== Problem ==
Select, from the data, each line where "this" occurs.

⟨

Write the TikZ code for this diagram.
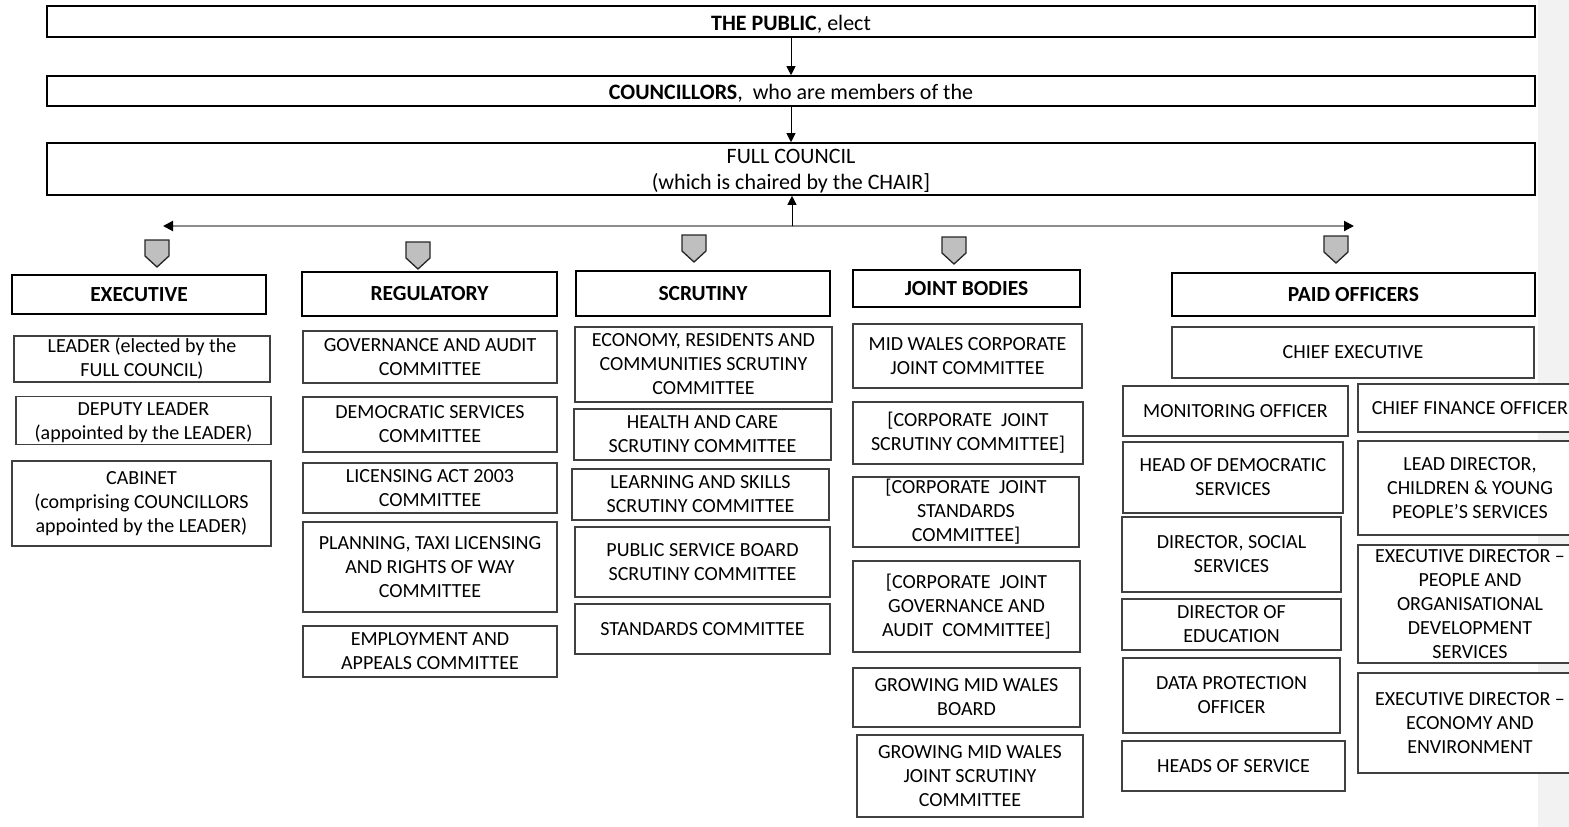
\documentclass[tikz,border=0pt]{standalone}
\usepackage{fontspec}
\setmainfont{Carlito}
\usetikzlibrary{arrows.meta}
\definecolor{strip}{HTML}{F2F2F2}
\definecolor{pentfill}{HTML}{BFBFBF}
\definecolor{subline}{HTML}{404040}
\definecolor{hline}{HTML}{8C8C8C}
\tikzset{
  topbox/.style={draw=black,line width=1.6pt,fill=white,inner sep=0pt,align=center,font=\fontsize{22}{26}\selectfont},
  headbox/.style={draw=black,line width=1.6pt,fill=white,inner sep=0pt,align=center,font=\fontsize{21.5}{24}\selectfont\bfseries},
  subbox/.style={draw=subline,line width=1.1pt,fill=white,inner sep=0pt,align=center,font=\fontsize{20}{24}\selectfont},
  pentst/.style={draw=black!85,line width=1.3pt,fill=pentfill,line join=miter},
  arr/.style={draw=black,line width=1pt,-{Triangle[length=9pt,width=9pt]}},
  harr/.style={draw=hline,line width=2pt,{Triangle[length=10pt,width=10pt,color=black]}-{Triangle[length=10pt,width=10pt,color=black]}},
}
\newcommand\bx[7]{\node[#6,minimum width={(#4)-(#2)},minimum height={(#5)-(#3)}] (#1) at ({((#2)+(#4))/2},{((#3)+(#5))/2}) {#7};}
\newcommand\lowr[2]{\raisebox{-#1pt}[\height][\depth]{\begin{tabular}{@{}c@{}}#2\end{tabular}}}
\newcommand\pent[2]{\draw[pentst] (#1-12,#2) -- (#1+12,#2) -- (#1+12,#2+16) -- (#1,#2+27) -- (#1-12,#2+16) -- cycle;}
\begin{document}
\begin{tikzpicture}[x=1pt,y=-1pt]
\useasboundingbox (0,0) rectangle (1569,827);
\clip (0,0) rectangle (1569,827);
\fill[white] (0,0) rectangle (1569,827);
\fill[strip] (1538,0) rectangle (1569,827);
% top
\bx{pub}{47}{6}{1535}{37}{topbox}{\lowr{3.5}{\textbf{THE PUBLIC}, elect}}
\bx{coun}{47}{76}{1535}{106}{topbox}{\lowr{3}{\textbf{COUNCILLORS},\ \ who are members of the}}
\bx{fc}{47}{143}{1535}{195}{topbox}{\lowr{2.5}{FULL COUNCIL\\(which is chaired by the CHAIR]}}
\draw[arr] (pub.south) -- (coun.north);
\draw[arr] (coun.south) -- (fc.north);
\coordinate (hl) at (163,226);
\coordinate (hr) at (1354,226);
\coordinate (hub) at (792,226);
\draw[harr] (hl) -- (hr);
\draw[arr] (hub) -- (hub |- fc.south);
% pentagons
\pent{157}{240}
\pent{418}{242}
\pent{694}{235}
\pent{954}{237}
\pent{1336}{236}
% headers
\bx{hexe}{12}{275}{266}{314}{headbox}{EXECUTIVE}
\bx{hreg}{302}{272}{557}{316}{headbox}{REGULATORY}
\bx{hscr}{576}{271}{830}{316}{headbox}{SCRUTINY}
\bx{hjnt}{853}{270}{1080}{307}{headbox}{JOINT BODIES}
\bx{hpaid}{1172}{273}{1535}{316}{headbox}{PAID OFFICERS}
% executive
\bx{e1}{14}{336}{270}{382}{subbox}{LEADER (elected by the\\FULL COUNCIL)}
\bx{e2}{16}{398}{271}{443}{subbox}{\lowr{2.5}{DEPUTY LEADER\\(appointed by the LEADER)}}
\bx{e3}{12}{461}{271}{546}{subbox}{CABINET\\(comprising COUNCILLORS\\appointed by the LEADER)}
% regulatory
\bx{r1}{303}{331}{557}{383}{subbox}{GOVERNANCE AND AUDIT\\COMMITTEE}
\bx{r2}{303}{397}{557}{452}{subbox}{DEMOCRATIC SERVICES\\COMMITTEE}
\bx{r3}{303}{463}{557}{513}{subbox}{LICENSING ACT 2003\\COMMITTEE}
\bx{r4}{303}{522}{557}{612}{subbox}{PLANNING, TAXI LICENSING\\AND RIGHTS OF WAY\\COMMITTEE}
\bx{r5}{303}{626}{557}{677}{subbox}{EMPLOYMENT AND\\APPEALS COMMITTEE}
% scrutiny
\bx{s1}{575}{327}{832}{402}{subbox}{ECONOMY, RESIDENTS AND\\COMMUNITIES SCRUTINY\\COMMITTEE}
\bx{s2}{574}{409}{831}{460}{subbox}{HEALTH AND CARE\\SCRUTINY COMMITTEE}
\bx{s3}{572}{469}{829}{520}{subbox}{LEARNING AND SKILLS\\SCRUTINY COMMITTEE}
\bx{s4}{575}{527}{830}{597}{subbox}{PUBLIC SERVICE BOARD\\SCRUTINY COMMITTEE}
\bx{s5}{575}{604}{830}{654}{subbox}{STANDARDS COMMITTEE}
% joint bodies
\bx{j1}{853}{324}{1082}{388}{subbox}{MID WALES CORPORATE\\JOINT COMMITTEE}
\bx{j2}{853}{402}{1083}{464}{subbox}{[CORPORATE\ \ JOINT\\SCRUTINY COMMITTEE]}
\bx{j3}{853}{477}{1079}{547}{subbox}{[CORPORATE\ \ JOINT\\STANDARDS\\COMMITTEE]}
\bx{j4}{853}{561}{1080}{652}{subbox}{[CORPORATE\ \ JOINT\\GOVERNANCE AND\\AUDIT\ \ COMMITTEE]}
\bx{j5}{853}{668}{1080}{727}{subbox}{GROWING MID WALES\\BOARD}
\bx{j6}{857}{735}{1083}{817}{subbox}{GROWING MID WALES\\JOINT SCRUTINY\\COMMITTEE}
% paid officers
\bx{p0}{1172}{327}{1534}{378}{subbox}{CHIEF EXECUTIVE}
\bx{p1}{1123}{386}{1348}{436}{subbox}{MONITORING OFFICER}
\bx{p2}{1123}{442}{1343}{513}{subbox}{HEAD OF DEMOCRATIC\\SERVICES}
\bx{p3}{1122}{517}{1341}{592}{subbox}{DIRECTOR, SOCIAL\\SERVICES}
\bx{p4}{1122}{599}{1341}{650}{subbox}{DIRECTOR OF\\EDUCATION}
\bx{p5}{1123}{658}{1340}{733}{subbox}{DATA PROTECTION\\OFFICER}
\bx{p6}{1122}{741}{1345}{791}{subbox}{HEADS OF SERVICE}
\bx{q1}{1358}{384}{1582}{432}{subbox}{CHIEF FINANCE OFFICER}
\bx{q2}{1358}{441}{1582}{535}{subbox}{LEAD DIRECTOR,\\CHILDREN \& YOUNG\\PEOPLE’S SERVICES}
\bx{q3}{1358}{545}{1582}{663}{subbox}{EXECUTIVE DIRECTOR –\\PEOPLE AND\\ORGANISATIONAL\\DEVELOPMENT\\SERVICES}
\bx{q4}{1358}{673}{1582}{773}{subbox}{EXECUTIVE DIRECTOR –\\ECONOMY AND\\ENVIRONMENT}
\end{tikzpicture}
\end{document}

⟩
⟨

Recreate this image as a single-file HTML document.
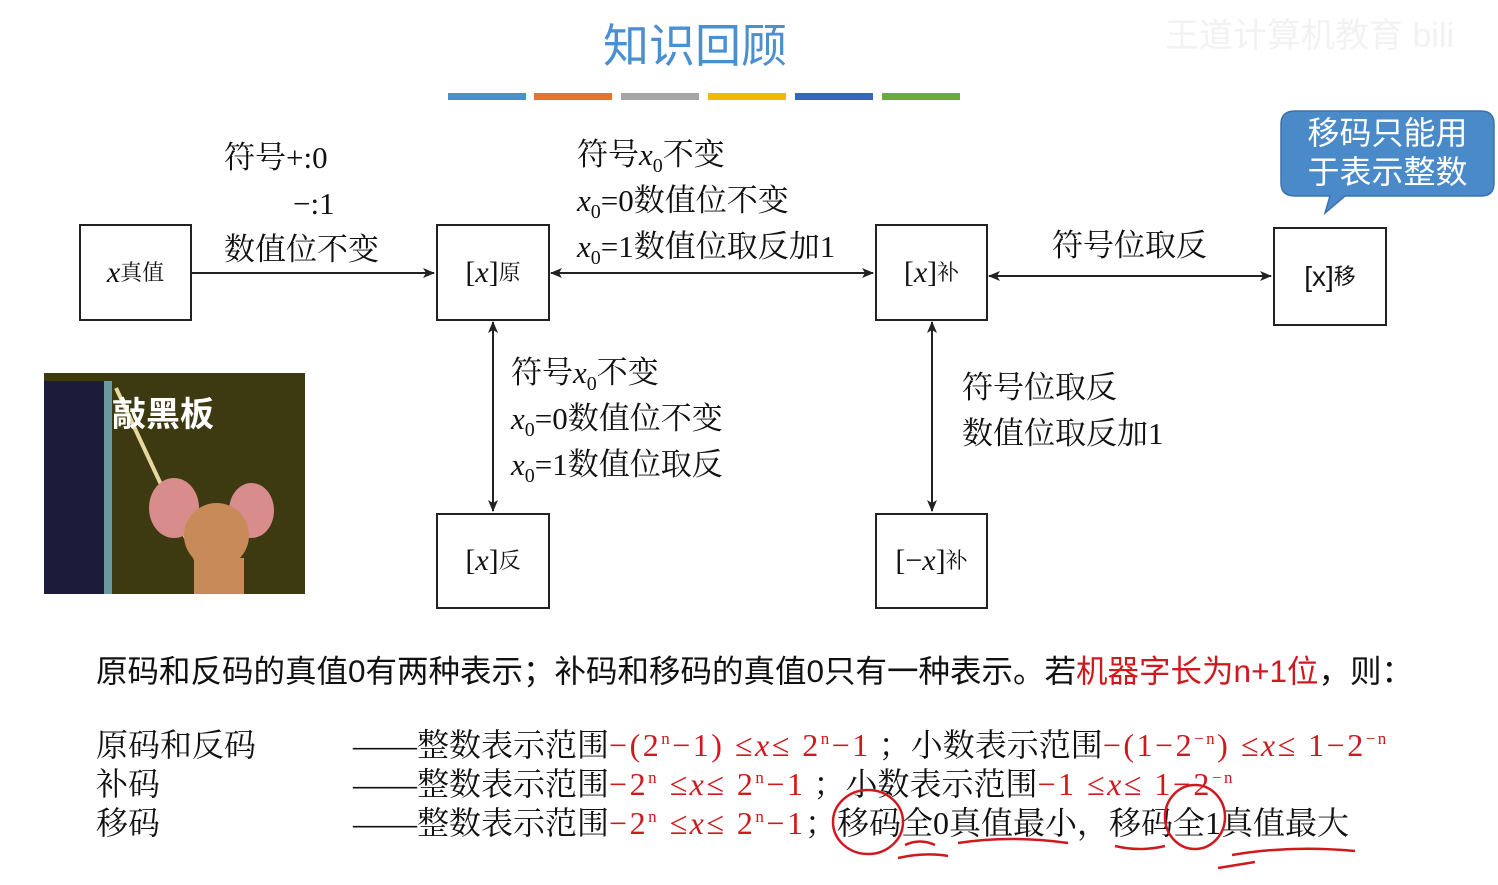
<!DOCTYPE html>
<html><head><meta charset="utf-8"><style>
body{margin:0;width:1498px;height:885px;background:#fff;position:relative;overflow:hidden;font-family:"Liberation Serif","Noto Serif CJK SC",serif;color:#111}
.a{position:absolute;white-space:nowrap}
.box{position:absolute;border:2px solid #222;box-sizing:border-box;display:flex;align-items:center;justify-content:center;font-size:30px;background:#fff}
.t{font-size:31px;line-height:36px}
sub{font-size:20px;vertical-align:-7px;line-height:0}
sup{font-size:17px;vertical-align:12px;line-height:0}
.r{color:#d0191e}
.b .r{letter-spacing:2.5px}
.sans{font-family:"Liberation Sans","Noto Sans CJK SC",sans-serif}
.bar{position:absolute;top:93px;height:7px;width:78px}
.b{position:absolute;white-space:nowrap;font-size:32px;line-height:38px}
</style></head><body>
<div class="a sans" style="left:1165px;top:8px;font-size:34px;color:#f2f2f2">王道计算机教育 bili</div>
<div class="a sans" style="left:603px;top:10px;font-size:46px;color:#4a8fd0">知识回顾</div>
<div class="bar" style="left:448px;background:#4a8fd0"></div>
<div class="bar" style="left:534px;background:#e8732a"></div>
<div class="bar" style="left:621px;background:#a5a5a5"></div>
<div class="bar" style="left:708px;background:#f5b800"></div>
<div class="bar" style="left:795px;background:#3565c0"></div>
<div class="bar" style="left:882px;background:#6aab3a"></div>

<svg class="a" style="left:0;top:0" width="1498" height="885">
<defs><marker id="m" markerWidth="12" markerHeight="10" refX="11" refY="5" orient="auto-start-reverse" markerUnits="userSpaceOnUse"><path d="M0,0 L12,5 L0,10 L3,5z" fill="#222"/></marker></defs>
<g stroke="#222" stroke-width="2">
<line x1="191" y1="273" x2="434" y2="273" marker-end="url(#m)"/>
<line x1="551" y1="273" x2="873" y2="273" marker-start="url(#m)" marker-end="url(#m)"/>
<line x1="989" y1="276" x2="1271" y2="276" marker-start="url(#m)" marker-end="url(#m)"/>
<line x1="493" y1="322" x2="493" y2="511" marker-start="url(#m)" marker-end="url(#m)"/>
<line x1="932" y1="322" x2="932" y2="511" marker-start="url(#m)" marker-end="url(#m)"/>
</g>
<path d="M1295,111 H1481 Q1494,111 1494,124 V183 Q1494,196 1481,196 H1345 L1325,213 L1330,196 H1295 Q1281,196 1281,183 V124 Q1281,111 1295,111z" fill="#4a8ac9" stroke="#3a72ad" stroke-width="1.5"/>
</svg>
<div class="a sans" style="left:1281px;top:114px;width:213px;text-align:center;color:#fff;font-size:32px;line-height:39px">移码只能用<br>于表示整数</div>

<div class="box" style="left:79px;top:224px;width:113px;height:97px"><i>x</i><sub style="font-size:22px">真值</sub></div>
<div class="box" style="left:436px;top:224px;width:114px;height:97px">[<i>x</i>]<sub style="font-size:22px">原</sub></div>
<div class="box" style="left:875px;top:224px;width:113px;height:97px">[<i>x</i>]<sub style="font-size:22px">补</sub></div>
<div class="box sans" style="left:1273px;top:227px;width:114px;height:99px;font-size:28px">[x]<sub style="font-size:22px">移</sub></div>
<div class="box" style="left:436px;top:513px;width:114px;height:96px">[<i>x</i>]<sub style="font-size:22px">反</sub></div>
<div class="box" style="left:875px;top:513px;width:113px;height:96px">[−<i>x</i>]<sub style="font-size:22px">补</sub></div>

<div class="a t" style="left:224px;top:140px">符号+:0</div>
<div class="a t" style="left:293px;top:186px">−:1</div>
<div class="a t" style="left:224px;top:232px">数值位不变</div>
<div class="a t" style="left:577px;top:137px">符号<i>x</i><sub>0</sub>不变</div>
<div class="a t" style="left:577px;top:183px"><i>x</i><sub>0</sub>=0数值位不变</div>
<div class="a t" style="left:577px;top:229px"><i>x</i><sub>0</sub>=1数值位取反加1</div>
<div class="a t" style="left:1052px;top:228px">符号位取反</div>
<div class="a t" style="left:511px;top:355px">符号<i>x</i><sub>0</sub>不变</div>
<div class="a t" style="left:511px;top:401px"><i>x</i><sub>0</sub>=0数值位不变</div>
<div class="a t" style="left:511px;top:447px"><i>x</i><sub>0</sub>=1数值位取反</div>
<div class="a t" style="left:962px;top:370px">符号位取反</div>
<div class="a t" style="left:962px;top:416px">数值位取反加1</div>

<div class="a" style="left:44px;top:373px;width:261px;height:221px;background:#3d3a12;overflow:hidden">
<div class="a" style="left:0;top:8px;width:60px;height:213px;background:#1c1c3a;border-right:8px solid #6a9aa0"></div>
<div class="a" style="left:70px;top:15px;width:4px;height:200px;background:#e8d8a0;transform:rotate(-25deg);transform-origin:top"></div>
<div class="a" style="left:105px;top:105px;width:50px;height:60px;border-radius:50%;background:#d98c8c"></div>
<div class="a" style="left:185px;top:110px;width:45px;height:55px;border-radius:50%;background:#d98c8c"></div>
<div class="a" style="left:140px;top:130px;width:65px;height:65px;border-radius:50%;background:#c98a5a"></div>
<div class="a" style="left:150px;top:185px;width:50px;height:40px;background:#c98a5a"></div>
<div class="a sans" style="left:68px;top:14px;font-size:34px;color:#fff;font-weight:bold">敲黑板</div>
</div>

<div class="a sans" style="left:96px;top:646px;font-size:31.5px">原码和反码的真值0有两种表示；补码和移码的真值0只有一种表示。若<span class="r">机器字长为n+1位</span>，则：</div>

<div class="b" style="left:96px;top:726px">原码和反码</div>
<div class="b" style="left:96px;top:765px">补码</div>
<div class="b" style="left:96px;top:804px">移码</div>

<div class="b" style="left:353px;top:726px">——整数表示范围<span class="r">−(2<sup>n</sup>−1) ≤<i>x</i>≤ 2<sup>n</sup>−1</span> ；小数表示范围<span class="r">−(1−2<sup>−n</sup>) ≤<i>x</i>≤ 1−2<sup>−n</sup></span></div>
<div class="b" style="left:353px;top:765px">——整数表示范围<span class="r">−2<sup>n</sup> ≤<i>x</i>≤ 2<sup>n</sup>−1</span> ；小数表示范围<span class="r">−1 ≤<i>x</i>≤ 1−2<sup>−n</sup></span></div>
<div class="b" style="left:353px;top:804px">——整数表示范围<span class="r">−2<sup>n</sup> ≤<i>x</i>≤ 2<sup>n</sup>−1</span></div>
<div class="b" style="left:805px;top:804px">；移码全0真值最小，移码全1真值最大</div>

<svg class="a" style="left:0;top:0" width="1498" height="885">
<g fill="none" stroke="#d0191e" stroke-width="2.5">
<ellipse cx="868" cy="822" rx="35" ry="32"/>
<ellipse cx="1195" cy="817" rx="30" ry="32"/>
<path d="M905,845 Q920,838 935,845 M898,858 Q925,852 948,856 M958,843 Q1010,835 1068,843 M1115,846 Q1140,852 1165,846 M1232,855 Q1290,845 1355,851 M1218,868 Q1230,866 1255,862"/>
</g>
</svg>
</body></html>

⟩
⟨

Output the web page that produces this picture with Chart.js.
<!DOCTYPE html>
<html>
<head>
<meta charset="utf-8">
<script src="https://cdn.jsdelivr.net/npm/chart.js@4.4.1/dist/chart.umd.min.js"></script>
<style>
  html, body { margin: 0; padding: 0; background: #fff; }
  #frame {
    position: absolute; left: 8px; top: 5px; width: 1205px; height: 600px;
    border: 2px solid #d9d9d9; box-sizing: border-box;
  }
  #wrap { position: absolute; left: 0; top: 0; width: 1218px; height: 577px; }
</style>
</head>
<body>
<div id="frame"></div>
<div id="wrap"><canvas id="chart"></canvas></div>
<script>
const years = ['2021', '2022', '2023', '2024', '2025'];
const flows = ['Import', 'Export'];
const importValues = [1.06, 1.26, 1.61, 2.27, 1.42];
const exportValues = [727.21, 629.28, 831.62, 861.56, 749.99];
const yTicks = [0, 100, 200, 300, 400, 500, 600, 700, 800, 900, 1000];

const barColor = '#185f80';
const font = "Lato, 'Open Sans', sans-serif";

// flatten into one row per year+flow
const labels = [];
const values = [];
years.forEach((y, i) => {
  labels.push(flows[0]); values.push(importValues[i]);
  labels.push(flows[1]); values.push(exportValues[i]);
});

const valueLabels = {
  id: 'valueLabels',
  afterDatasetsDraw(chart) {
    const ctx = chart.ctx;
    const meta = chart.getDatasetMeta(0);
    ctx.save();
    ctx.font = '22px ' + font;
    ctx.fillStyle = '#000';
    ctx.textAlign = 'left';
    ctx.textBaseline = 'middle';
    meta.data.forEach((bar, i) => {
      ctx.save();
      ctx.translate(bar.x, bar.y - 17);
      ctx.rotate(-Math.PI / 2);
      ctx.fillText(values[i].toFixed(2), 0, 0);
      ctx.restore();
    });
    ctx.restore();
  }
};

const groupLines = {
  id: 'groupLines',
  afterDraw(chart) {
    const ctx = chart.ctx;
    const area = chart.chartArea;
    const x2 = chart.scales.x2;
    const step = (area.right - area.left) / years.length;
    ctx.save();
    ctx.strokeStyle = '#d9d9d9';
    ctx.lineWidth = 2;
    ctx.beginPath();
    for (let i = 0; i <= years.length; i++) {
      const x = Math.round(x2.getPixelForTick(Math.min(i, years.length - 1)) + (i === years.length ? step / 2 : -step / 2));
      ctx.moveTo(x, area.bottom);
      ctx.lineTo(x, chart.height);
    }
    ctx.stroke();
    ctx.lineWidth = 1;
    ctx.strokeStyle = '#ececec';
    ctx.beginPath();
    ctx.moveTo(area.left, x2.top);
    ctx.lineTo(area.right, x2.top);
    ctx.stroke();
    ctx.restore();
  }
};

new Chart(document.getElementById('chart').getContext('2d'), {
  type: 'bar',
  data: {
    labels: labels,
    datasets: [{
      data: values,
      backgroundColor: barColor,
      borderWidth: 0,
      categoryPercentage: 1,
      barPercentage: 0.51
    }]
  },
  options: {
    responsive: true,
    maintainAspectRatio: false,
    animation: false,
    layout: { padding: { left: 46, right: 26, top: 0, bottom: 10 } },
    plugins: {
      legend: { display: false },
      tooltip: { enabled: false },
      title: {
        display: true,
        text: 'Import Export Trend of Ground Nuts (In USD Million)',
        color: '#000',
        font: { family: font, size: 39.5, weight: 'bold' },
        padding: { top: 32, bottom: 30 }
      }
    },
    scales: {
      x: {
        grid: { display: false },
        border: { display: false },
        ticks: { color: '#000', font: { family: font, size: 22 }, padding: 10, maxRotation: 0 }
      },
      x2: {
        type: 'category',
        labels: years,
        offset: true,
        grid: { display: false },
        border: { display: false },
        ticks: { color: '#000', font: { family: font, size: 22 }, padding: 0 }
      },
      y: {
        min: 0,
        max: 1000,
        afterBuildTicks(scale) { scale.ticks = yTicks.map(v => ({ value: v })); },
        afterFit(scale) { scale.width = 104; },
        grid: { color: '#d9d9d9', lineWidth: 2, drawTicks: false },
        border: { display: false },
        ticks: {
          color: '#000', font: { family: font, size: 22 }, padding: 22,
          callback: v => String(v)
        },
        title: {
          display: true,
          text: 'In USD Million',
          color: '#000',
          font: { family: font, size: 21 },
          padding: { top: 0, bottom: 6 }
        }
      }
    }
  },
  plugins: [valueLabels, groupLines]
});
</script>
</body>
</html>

⟩

== Expected output ==
Write the TikZ code for this diagram.
Recreate this image as a single-file HTML document.
Output the web page that produces this picture with Chart.js.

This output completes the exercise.